- Official poster
- Directed by: Karthik Seenivasan
- Written by: Karthik Seenivasan
- Story by: A. R. Raghavendran Karthik Seenivasan
- Produced by: K. V. Durai
- Starring: Linga; Gayathrie; Vivek Prasanna;
- Cinematography: Madhan Christopher
- Edited by: G. Madan
- Music by: Sakthi Balaji
- Production company: D Company
- Distributed by: aha Tamil
- Release date: 30 December 2022;
- Country: India
- Language: Tamil

= Udanpaal =

2022 Indian Tamil-Language film

Udanpaal is a 2022 Indian Tamil-language comedy drama film directed by Karthik Seenivasan and starring Linga, Gayathrie and Vivek Prasanna in the lead roles. It was released on 30 December 2022 in Aha Tamil.

==Plot==
Despite their poor financial situation, Parama and his sister Kanmani fiercely reject to suggest their father, Vinayagam, to sell their house. Later, unfortunately, Vinayagam passes away in an unexpected catastrophe, even in that distraught situation family members of Vinayagam become greedy regarding the benefits the government is going to offer to the victim's family.

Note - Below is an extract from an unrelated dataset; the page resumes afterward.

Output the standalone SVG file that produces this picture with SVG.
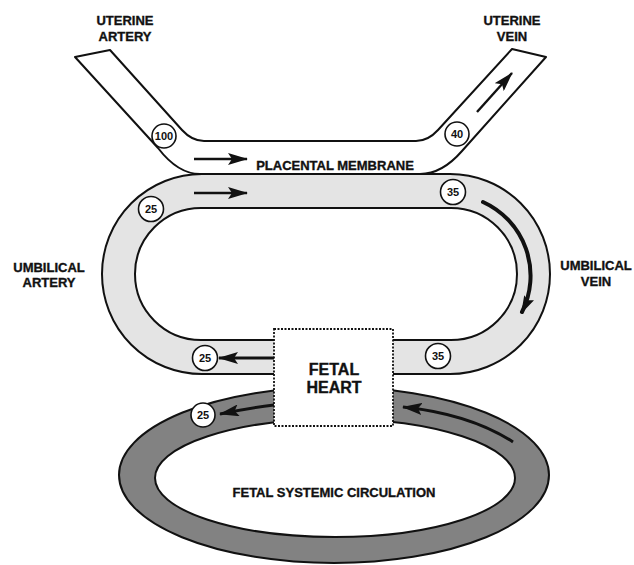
<svg xmlns="http://www.w3.org/2000/svg" width="634" height="565" viewBox="0 0 634 565">
<style>
.lbl{font-family:"Liberation Sans",Arial,sans-serif;font-weight:bold;font-size:13px;fill:#111;stroke:#111;stroke-width:0.35;text-anchor:middle}
.big{font-size:16px}
.num{font-family:"Liberation Sans",Arial,sans-serif;font-weight:bold;font-size:11px;fill:#111;text-anchor:middle}
.ring{fill:#fff;stroke:#111;stroke-width:1.6}
.edge{stroke:#111;stroke-width:2;stroke-linejoin:round}
.flow{fill:none;stroke:#111;stroke-width:2.4;marker-end:url(#ah)}
.flow-thick{fill:none;stroke:#111;stroke-width:4;stroke-linecap:round;marker-end:url(#ah2)}
.flow-mid{fill:none;stroke:#111;stroke-width:3;marker-end:url(#ah)}
</style>
<defs>
<marker id="ah" markerUnits="userSpaceOnUse" markerWidth="20" markerHeight="12" refX="19" refY="6" orient="auto">
<path d="M0,0 L20,6 L0,12 L4,6 Z" fill="#111"/>
</marker>
<marker id="ah2" markerUnits="userSpaceOnUse" markerWidth="18" markerHeight="12" refX="16" refY="6" orient="auto">
<path d="M0,0.5 L18,6 L0,11.5 L3,6 Z" fill="#111"/>
</marker>
</defs>
<rect width="634" height="565" fill="#fff"/>

<g id="fetal-systemic-circulation">
<ellipse cx="334" cy="475" rx="215" ry="88" fill="#828282" class="edge"/>
<ellipse cx="335" cy="478" rx="180" ry="59" fill="#fff" class="edge"/>
<text class="lbl" x="334" y="497">FETAL SYSTEMIC CIRCULATION</text>
</g>

<g id="umbilical-loop">
<rect x="102" y="174" width="448" height="200" rx="100" ry="100" fill="#e4e4e4" class="edge"/>
<rect x="135" y="208" width="382" height="132" rx="66" ry="66" fill="#fff" class="edge"/>
</g>

<g id="placental-tube">
<path d="M75 57 L110 50 L182 130 Q192 141 204 141 L416 141 Q428 141 438 130 L512 49 L546 57 L462 151 Q442 174 420 174 L200 174 Q178 174 158 148 Z" fill="#fff" class="edge"/>
<text class="lbl" x="335" y="170">PLACENTAL MEMBRANE</text>
</g>

<g id="fetal-heart">
<rect x="274" y="329" width="119" height="97" fill="#fff" stroke="#111" stroke-width="1.8" stroke-dasharray="2 1.5"/>
<text class="lbl big" x="334" y="375">FETAL</text>
<text class="lbl big" x="334" y="393">HEART</text>
</g>

<g id="uterine-artery-label">
<text class="lbl" x="125" y="25">UTERINE</text>
<text class="lbl" x="125" y="40.5">ARTERY</text>
</g>
<g id="uterine-vein-label">
<text class="lbl" x="512" y="25">UTERINE</text>
<text class="lbl" x="512" y="40.5">VEIN</text>
</g>
<g id="umbilical-artery-label">
<text class="lbl" x="49" y="272">UMBILICAL</text>
<text class="lbl" x="49" y="287">ARTERY</text>
</g>
<g id="umbilical-vein-label">
<text class="lbl" x="596" y="270">UMBILICAL</text>
<text class="lbl" x="596" y="286">VEIN</text>
</g>

<g id="connectors">
<path class="flow" d="M194 159 L247 159"/>
<path class="flow" d="M477 112 L512 73"/>
<path class="flow" d="M194 193 L247 193"/>
<path class="flow-thick" d="M483 202 A81 81 0 0 1 522 312"/>
<path class="flow-mid" d="M274 358 L219 358"/>
<path class="flow-mid" d="M274 405 Q250 408 220 414"/>
<path class="flow-mid" d="M513 442 Q470 414 403 407"/>
</g>

<g id="values">
<g id="v-ua-100"><circle class="ring" cx="164" cy="136" r="12"/><text class="num" x="164" y="140" font-size="10">100</text></g>
<g id="v-uv-40"><circle class="ring" cx="457" cy="134" r="12"/><text class="num" x="457" y="138">40</text></g>
<g id="v-umb-a-25"><circle class="ring" cx="151" cy="209" r="12.5"/><text class="num" x="151" y="213">25</text></g>
<g id="v-umb-v-35"><circle class="ring" cx="453" cy="192" r="12.5"/><text class="num" x="453" y="196">35</text></g>
<g id="v-umb-a2-25"><circle class="ring" cx="205" cy="358" r="12.5"/><text class="num" x="205" y="362">25</text></g>
<g id="v-umb-v2-35"><circle class="ring" cx="438" cy="356" r="12.5"/><text class="num" x="438" y="360">35</text></g>
<g id="v-sys-25"><circle class="ring" cx="203" cy="415" r="12"/><text class="num" x="203" y="419">25</text></g>
</g>
</svg>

However, fate takes a new turn, making the situation simultaneously tragic and humorous.

==Cast==
- Linga as Parama
- Gayathrie as Kanmani
- Vivek Prasanna as Murali
- Abarnathi as Prema
- Charle as Vinayagam
- Nakkalites Dhanam
- Dheena as Parthiban
- Dharshith Santosh as Vigan
- Mayilsamy as Vinayagam's friend

==Production==
The ensemble cast shot the entire film in one schedule in the same location. In early December 2022, the makers of the film announced that they had decided to skip its theatrical release and release it on the aha Tamil platform.

==Reception==
The film was released on 30 December 2022 on the aha Tamil platform, with reviews from critics being released during the week prior to release. A reviewer from Times of India wrote "it's not often you get to watch a quirky, innovative family drama - and, especially when the film manages to double as a dark comedy, you can't help but buy it". The critic added that "Udanpaal, directed by debutant Karthik Sreenivasan, is a product of effective writing that tells you how to engage the audience with a small number of characters and their morbid actions". Critic Manigandan K. R. wrote "director Karthik Seenivasan’s Udanpaal is an exceptionally well made dark comedy drama that, while making us laugh, also makes us ponder about the deteriorating standards of individuals when it comes to morality, gratitude and love". Reviewers from The Hindu and Nakkheeran also gave the film positive reviews.